Below is a listing; print exactly its lines from the one containing "Emit a Python" down to the one containing "import matplotlib.pyplot as plt", both inclusive, with every picture left out.

** START OF Records to use **

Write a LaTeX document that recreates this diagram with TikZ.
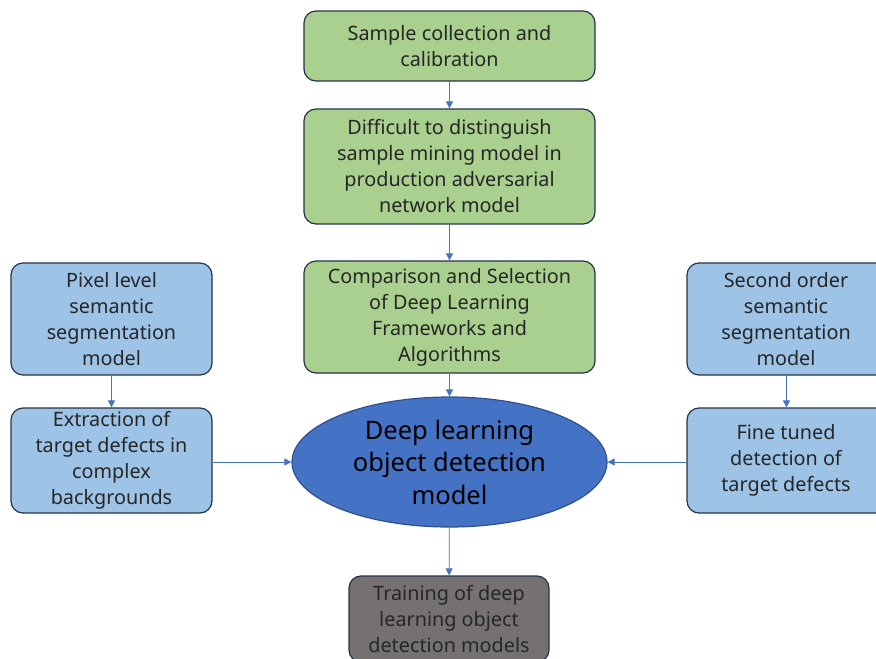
\documentclass[tikz,border=0pt]{standalone}
\usepackage{fontspec}
\setmainfont{Noto Sans}
\usetikzlibrary{shapes.geometric,arrows.meta}
\definecolor{gfill}{RGB}{169,208,142}
\definecolor{bfill}{RGB}{157,195,230}
\definecolor{efill}{RGB}{68,114,196}
\definecolor{eline}{RGB}{47,82,143}
\definecolor{gray1}{RGB}{118,113,113}
\definecolor{bord}{RGB}{38,50,72}
\definecolor{arr}{RGB}{68,114,196}
\begin{document}
\begin{tikzpicture}[x=1pt,y=-1pt,
  box/.style={draw=bord,line width=1.2pt,rounded corners=12pt,align=center,inner sep=0pt,
    font=\fontsize{19.8}{26}\selectfont,text=black!85},
  gbox/.style={box,fill=gfill,minimum width=291pt},
  bbox/.style={box,fill=bfill,minimum width=201pt},
  conn/.style={draw=arr,line width=0.8pt,-{Triangle[length=7pt,width=7pt]}}]
\useasboundingbox (0,0) rectangle (876,659);
\clip (0,0) rectangle (876,659);
\node[gbox,minimum height=70pt] (a) at (449.5,46) {Sample collection and\\calibration};
\node[gbox,minimum height=115pt] (b) at (449.5,166.5) {Difficult to distinguish\\sample mining model in\\production adversarial\\network model};
\node[gbox,minimum height=112pt] (c) at (449.5,317) {Comparison and Selection\\of Deep Learning\\Frameworks and\\Algorithms};
\node[ellipse,draw=eline,line width=1.2pt,fill=efill,minimum width=315pt,minimum height=130pt,inner sep=0pt,align=center,
  font=\fontsize{25.5}{32.5}\selectfont,text=black] (e) at (449.5,462) {Deep learning\\object detection\\model};
\node[box,fill=gray1,minimum width=200pt,minimum height=86pt] (t) at (449,619) {Training of deep\\learning object\\detection models};
\node[bbox,minimum height=112pt] (l1) at (111.5,319) {Pixel level\\semantic\\segmentation\\model};
\node[bbox,minimum height=105pt] (l2) at (111.5,460.5) {Extraction of\\target defects in\\complex\\backgrounds};
\node[bbox,minimum height=112pt] (r1) at (787.5,319) {};
\node[bbox,minimum height=105pt] (r2) at (787.5,460.5) {};
\node[align=center,font=\fontsize{19.8}{26}\selectfont,text=black!85] at (786,319) {Second order\\semantic\\segmentation\\model};
\node[align=center,font=\fontsize{19.8}{26}\selectfont,text=black!85] at (786,460.5) {Fine tuned\\detection of\\target defects};
\draw[conn] (a) -- (b);
\draw[conn] (b) -- (c);
\draw[conn] (c) -- (e);
\draw[conn] (e) -- (t);
\draw[conn] (l1) -- (l2);
\draw[conn] (r1.south) ++(-1,0) coordinate (r1s) -- (r1s |- r2.north);
\draw[conn] (l2.east |- e.center) -- (e);
\draw[conn] (r2.west |- e.center) -- (e);
\end{tikzpicture}
\end{document}
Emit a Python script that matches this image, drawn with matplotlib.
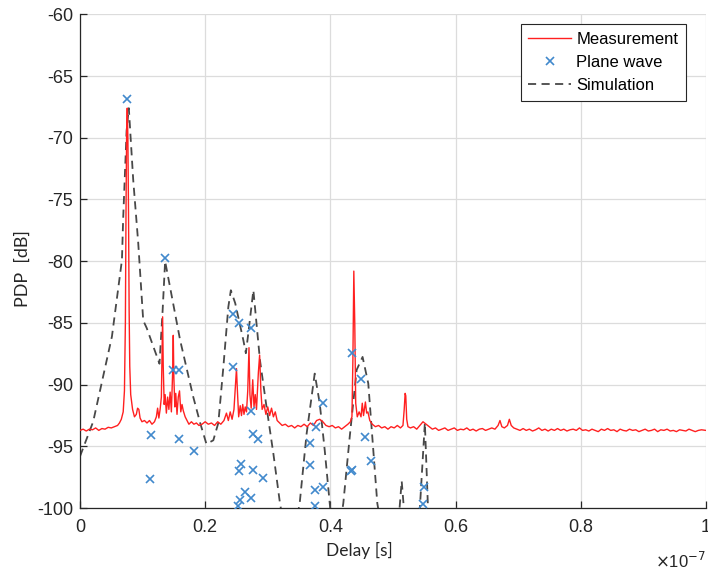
import numpy as np
import matplotlib
matplotlib.use('Agg')
import matplotlib.pyplot as plt

# delays in ns, levels in dB
meas_ns = [0.0, 0.5, 1.0, 1.5, 2.0, 2.5, 3.0, 3.5, 4.0, 4.5, 5.0, 5.5, 6.0,
           6.3, 6.6, 6.9, 7.1, 7.25, 7.35, 7.45, 7.55, 7.65, 7.75, 7.85, 7.95, 8.1, 8.4, 8.7,
           9.0, 9.2, 9.4, 9.6, 9.9, 10.3, 10.7, 11.1, 11.5, 11.9, 12.2, 12.4, 12.6, 12.8,
           13.0, 13.1, 13.2, 13.3, 13.45, 13.6, 13.8, 14.0, 14.2, 14.4, 14.6, 14.8, 14.9, 15.0,
           15.15, 15.3, 15.5, 15.7, 15.9, 16.1, 16.3, 16.5, 16.8, 17.1, 17.4, 17.8,
           18.2, 18.6, 19.0, 19.5, 20.0, 20.5, 21.0, 21.5, 22.0, 22.5, 23.0,
           23.4, 23.7, 24.0, 24.3, 24.6, 24.85, 25.0, 25.15, 25.35, 25.6, 25.8, 26.0, 26.2,
           26.4, 26.6, 26.8, 27.0, 27.15, 27.35, 27.6, 27.8, 28.0, 28.2, 28.5, 28.7, 28.9,
           29.1, 29.4, 29.7, 30.0, 30.3, 30.6, 30.9, 31.2, 31.5, 31.9, 32.3,
           32.8, 33.3, 33.8, 34.3, 34.8, 35.3, 35.8, 36.3, 36.8, 37.3, 37.8, 38.3, 38.8,
           39.3, 39.8, 40.3, 40.8, 41.3, 41.8, 42.3, 42.8, 43.2, 43.45, 43.6, 43.75, 43.9,
           44.05, 44.3, 44.6, 44.9, 45.1, 45.3, 45.6, 45.8, 46.0, 46.3, 46.7, 47.2, 47.7,
           48.2, 48.7, 49.2, 49.7, 50.2, 50.7, 51.2, 51.6, 51.8, 51.95, 52.05, 52.2, 52.4,
           52.8, 53.3, 53.8, 54.3, 54.8, 55.3, 55.8, 56.3, 56.8, 57.3, 57.8, 58.3, 58.8,
           59.3, 59.8, 60.3, 60.8, 61.3, 61.8, 62.3, 62.8, 63.3, 63.8, 64.3, 64.8, 65.3,
           65.8, 66.3, 66.8, 67.1, 67.4, 67.8, 68.3, 68.6, 68.9, 69.3, 69.8, 70.3, 70.8,
           71.3, 71.8, 72.3, 72.8, 73.3, 73.8, 74.3, 74.8, 75.3, 75.8, 76.3, 76.8, 77.3,
           77.8, 78.3, 78.8, 79.3, 79.8, 80.3, 80.8, 81.3, 81.8, 82.3, 82.8, 83.3, 83.8,
           84.3, 84.8, 85.3, 85.8, 86.3, 86.8, 87.3, 87.8, 88.3, 88.8, 89.3, 89.8, 90.3,
           90.8, 91.3, 91.8, 92.3, 92.8, 93.3, 93.8, 94.3, 94.8, 95.3, 95.8, 96.3, 96.8,
           97.3, 97.8, 98.3, 98.8, 99.3, 100.0]
meas_db = [-93.7, -93.6, -93.75, -93.6, -93.65, -93.5, -93.7, -93.55, -93.6, -93.45, -93.5, -93.4, -93.3,
           -93.1, -92.8, -92.2, -90.5, -85.0, -76.0, -69.5, -67.6, -70.0, -76.0, -84.0, -88.5, -90.8, -92.0, -92.6,
           -92.4, -91.9, -92.0, -92.7, -93.0, -92.9, -93.1, -92.9, -93.2, -93.0, -92.6, -91.9, -92.7, -92.0,
           -91.0, -88.0, -84.5, -88.5, -91.6, -90.8, -92.3, -91.0, -92.0, -90.6, -92.2, -89.0, -86.0, -89.5,
           -91.8, -90.7, -92.4, -91.0, -90.5, -92.2, -91.6, -92.1, -92.6, -92.9, -93.2, -93.0,
           -93.2, -93.1, -93.3, -93.2, -93.0, -93.2, -93.1, -93.3, -93.0, -93.2, -92.9,
           -92.3, -92.9, -92.2, -92.8, -92.0, -90.0, -88.7, -90.5, -92.6, -91.7, -92.5, -91.6, -92.4,
           -91.8, -92.2, -90.5, -87.0, -90.8, -91.9, -89.6, -91.8, -90.8, -92.0, -89.0, -87.6, -90.5,
           -92.0, -91.6, -92.4, -91.8, -92.5, -91.9, -92.6, -92.2, -92.9, -93.1, -93.3,
           -93.2, -93.4, -93.3, -93.5, -93.3, -93.4, -93.2, -93.4, -93.1, -93.3, -92.9, -92.8, -93.0,
           -93.3, -93.4, -93.3, -93.5, -93.4, -93.6, -93.4, -93.2, -93.0, -92.6, -88.0, -80.8, -85.0,
           -91.5, -92.6, -92.2, -92.6, -91.5, -92.5, -91.4, -92.3, -92.2, -92.9, -93.2, -93.4, -93.3,
           -93.5, -93.4, -93.6, -93.4, -93.5, -93.3, -93.5, -93.3, -92.0, -90.7, -90.9, -92.8, -93.4,
           -93.5, -93.4, -93.6, -93.3, -93.0, -93.2, -93.4, -93.6, -93.5, -93.7, -93.6, -93.5, -93.7,
           -93.6, -93.5, -93.7, -93.6, -93.65, -93.5, -93.7, -93.6, -93.75, -93.6, -93.55, -93.7, -93.6,
           -93.5, -93.6, -93.3, -92.9, -93.4, -93.5, -93.3, -92.8, -93.3, -93.5, -93.6, -93.7, -93.55,
           -93.7, -93.6, -93.75, -93.65, -93.5, -93.7, -93.6, -93.75, -93.6, -93.7, -93.55, -93.7, -93.6,
           -93.75, -93.65, -93.6, -93.7, -93.5, -93.7, -93.65, -93.75, -93.6, -93.7, -93.8, -93.6, -93.7,
           -93.55, -93.7, -93.65, -93.8, -93.6, -93.7, -93.75, -93.6, -93.7, -93.65, -93.8, -93.7, -93.6,
           -93.75, -93.7, -93.6, -93.8, -93.65, -93.7, -93.6, -93.75, -93.7, -93.8, -93.65, -93.7, -93.75,
           -93.6, -93.7, -93.8, -93.7, -93.65, -93.7]

pw_ns = [7.51, 13.58, 14.8, 15.86, 11.3, 15.87, 18.16, 11.18,
         24.4, 25.45, 27.26, 24.4, 27.26, 27.58, 28.49, 25.67, 25.45, 27.68, 29.18,
         26.36, 25.56, 27.26, 25.3,
         36.8, 36.8, 37.7, 38.77, 37.5, 38.87, 37.5,
         43.4, 44.89, 45.53, 46.43, 43.24, 43.5, 54.95, 54.73]
pw_db = [-66.9, -79.7, -88.8, -88.8, -94.1, -94.4, -95.4, -97.65,
         -84.24, -84.97, -85.37, -88.6, -92.15, -94.03, -94.36, -96.46, -96.98, -96.92, -97.55,
         -98.68, -99.3, -99.2, -99.8,
         -94.7, -96.5, -93.4, -91.52, -98.5, -98.3, -99.8,
         -87.47, -89.55, -94.2, -96.17, -96.98, -96.9, -98.3, -99.7]

sim_ns = [0.0, 2.1, 5.1, 6.7, 6.9, 7.45, 7.8, 8.5, 9.3, 10.1, 10.65, 12.7, 13.2, 13.6,
          16.0, 18.1, 19.2, 20.2, 21.3, 22.1, 22.9, 23.7, 24.1, 24.8, 26.1, 26.5, 26.9,
          27.7, 28.75, 29.8, 30.9, 31.95, 33.5, 35.1, 36.2, 37.5, 38.3, 39.1, 39.9, 40.8,
          42.07, 43.1, 44.2, 45.15, 46.06, 46.86, 47.5, 49.0, 50.9, 51.4, 51.9, 53.0,
          54.3, 55.1, 55.6, 57.0, 100.0]
sim_db = [-95.8, -93.0, -86.1, -79.9, -76.5, -69.4, -67.6, -73.4, -78.5, -84.8, -85.4, -88.3, -84.0, -80.0,
          -86.4, -91.0, -93.1, -94.8, -94.5, -93.1, -88.6, -83.7, -82.35, -83.4, -86.4, -87.45, -85.8,
          -82.35, -88.0, -91.8, -95.6, -99.6, -104.0, -99.6, -94.0, -89.1, -91.5, -95.3, -99.6, -104.0,
          -99.6, -94.2, -88.8, -87.75, -89.9, -95.3, -99.6, -104.0, -101.0, -97.8, -101.0, -104.0,
          -100.0, -93.1, -100.0, -110.0, -120.0]

plt.rcParams['font.family'] = ['Liberation Sans', 'DejaVu Sans']
plt.rcParams['axes.unicode_minus'] = False

fig = plt.figure(figsize=(7.08, 5.71), dpi=100)
ax = fig.add_axes([0.113, 0.110, 0.884, 0.865])

ax.plot(np.array(meas_ns) / 100, meas_db, color='#ff2020', lw=1.0, label='Measurement', zorder=3)
ax.plot(np.array(pw_ns) / 100, pw_db, ls='none', marker='x', ms=6, mew=1.2,
        color='#4189cc', label='Plane wave', zorder=4)
ax.plot(np.array(sim_ns) / 100, sim_db, color='#484848', lw=1.3, ls=(0, (4.5, 3)),
        label='Simulation', zorder=2)

ax.set_xlim(0, 1)
ax.set_ylim(-100, -60)
ax.set_xticks([0, 0.2, 0.4, 0.6, 0.8, 1])
ax.set_xticklabels(['0', '0.2', '0.4', '0.6', '0.8', '1'])
ax.set_yticks(np.arange(-100, -59, 5))
ax.set_yticklabels([str(v) for v in range(-100, -59, 5)])

ax.grid(True, color='#dcdcdc', lw=0.9)
ax.set_axisbelow(True)
for s in ['top', 'right']:
    ax.spines[s].set_visible(False)
for s in ['left', 'bottom']:
    ax.spines[s].set_color('#262626')
    ax.spines[s].set_linewidth(0.9)
ax.tick_params(axis='both', direction='in', length=5, width=0.9, color='#262626',
               labelcolor='#262626', labelsize=13)
ax.tick_params(axis='x', pad=8)
ax.tick_params(axis='y', pad=5)

ax.set_xlabel('Delay [s]', family=['Lato', 'DejaVu Sans'], fontsize=12.5, color='#262626')
ax.xaxis.set_label_coords(0.447, -0.068)
ax.set_ylabel('PDP  [dB]', family=['Lato', 'DejaVu Sans'], fontsize=13, color='#262626')
ax.yaxis.set_label_coords(-0.078, 0.486)

ax.text(0.918, -0.106, r'$\times$10$^{-7}$', transform=ax.transAxes, fontsize=12,
        color='#262626', ha='left', va='center')

leg = ax.legend(loc='upper right', bbox_to_anchor=(0.968, 0.980), fontsize=12,
                fancybox=False, edgecolor='#262626', framealpha=1,
                handlelength=2.6, handletextpad=0.3, borderpad=0.45,
                labelspacing=0.5, borderaxespad=0)
leg.get_frame().set_linewidth(0.8)

plt.savefig('out.png', dpi=100)
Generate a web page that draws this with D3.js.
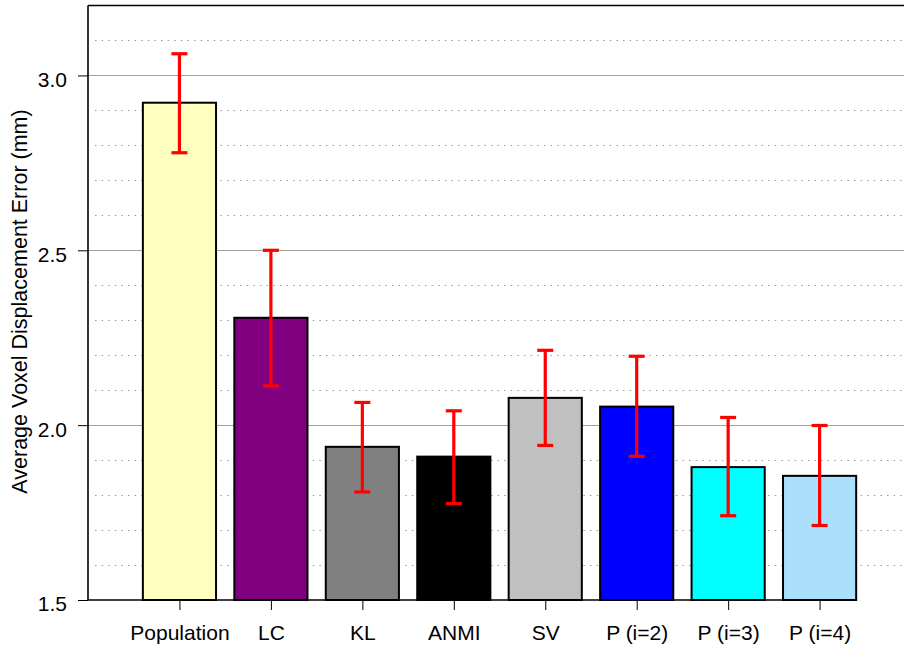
<!DOCTYPE html>
<html>
<head>
<meta charset="utf-8">
<script src="https://cdn.jsdelivr.net/npm/d3@7"></script>
<style>
  html, body { margin: 0; padding: 0; background: #fff; }
  svg { display: block; font-family: "Liberation Sans", Arial, sans-serif; }
</style>
</head>
<body>
<svg id="chart" width="904" height="648"></svg>
<script>
const categories = ["Population", "LC", "KL", "ANMI", "SV", "P (i=2)", "P (i=3)", "P (i=4)"];
const values     = [2.922, 2.307, 1.938, 1.910, 2.078, 2.053, 1.880, 1.855];
const errUpper   = [3.062, 2.500, 2.065, 2.041, 2.214, 2.197, 2.022, 1.999];
const errLower   = [2.779, 2.112, 1.809, 1.776, 1.942, 1.911, 1.741, 1.713];
const barColors  = ["#ffffc0", "#800080", "#808080", "#000000", "#c0c0c0", "#0000ff", "#00ffff", "#aae0fc"];
const yMajorTicks = [1.5, 2.0, 2.5, 3.0];
const yMinorTicks = [1.6, 1.7, 1.8, 1.9, 2.1, 2.2, 2.3, 2.4, 2.6, 2.7, 2.8, 2.9, 3.1];
const yTitle = "Average Voxel Displacement Error (mm)";

(function () {
const svg = d3.select("#chart");
const mLeft = 88, mTop = 5.5, mBottom = 600, mRight = 904;
const step = 91.45;

const x = d3.scaleLinear().domain([0, 9]).range([mLeft, mLeft + 9 * step]);
const y = d3.scaleLinear().domain([1.5, 3.2]).range([mBottom, mTop]);
const barW = 0.8;

// minor dotted gridlines
svg.append("g").selectAll("line").data(yMinorTicks).join("line")
  .attr("x1", mLeft + 7).attr("x2", mRight)
  .attr("y1", d => Math.round(y(d)) + 0.5).attr("y2", d => Math.round(y(d)) + 0.5)
  .attr("stroke", "#9a9a9a").attr("stroke-width", 1.2)
  .attr("stroke-dasharray", "1.5,5.1");

// major gridlines
svg.append("g").selectAll("line").data(yMajorTicks.filter(d => d > 1.5)).join("line")
  .attr("x1", mLeft).attr("x2", mRight)
  .attr("y1", d => Math.round(y(d)) + 0.5).attr("y2", d => Math.round(y(d)) + 0.5)
  .attr("stroke", "#a0a0a0").attr("stroke-width", 1.2);

// bars
svg.append("g").selectAll("rect").data(values).join("rect")
  .attr("x", (d, i) => x(i + 1 - barW / 2))
  .attr("width", x(barW) - x(0))
  .attr("y", d => y(d))
  .attr("height", d => y(1.5) - y(d))
  .attr("fill", (d, i) => barColors[i])
  .attr("stroke", "#000").attr("stroke-width", 2);

// error bars
const eg = svg.append("g").attr("stroke", "#ff0000").attr("stroke-width", 3.2);
categories.forEach((c, i) => {
  const cx = x(i + 1);
  eg.append("line").attr("x1", cx).attr("x2", cx).attr("y1", y(errUpper[i])).attr("y2", y(errLower[i]));
  eg.append("line").attr("x1", cx - 8).attr("x2", cx + 8).attr("y1", y(errUpper[i])).attr("y2", y(errUpper[i]));
  eg.append("line").attr("x1", cx - 8).attr("x2", cx + 8).attr("y1", y(errLower[i])).attr("y2", y(errLower[i]));
});

// frame: top border, left axis, bottom axis
svg.append("line").attr("x1", mLeft).attr("x2", mRight).attr("y1", mTop).attr("y2", mTop)
  .attr("stroke", "#000").attr("stroke-width", 1.6);
svg.append("line").attr("x1", mLeft).attr("x2", mLeft).attr("y1", mTop).attr("y2", mBottom)
  .attr("stroke", "#000").attr("stroke-width", 1.6);
svg.append("line").attr("x1", mLeft).attr("x2", x(8 + barW / 2)).attr("y1", mBottom).attr("y2", mBottom)
  .attr("stroke", "#000").attr("stroke-width", 1.6);

// y axis ticks and labels
const yAxis = d3.axisLeft(y).tickValues(yMajorTicks).tickFormat(d3.format(".1f")).tickSize(10).tickPadding(11);
const gy = svg.append("g").attr("transform", `translate(${mLeft},0)`).call(yAxis);
gy.select(".domain").remove();
gy.selectAll(".tick line").attr("stroke", "#000").attr("stroke-width", 1);
gy.selectAll(".tick text").attr("font-size", 21).attr("fill", "#000")
  .attr("font-family", "Liberation Sans, Arial, sans-serif").attr("dy", "0.52em");

// x axis ticks and labels
const xAxis = d3.axisBottom(x).tickValues(d3.range(1, 9)).tickFormat(d => categories[d - 1]).tickSize(10).tickPadding(15);
const gx = svg.append("g").attr("transform", `translate(0,${mBottom})`).call(xAxis);
gx.select(".domain").remove();
gx.selectAll(".tick line").attr("stroke", "#000").attr("stroke-width", 1);
gx.selectAll(".tick text").attr("font-size", 21).attr("fill", "#000")
  .attr("font-family", "Liberation Sans, Arial, sans-serif");

// y title
svg.append("text")
  .attr("transform", `translate(27,${(108 + 495) / 2}) rotate(-90)`)
  .attr("text-anchor", "middle")
  .attr("font-size", 21.5)
  .attr("fill", "#000")
  .text(yTitle);
})();
</script>
</body>
</html>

** END OF Records to use **

— Solution for this exercise —
Emit a Python script that matches this image, drawn with matplotlib.
import numpy as np
import matplotlib
matplotlib.use('Agg')
import matplotlib.pyplot as plt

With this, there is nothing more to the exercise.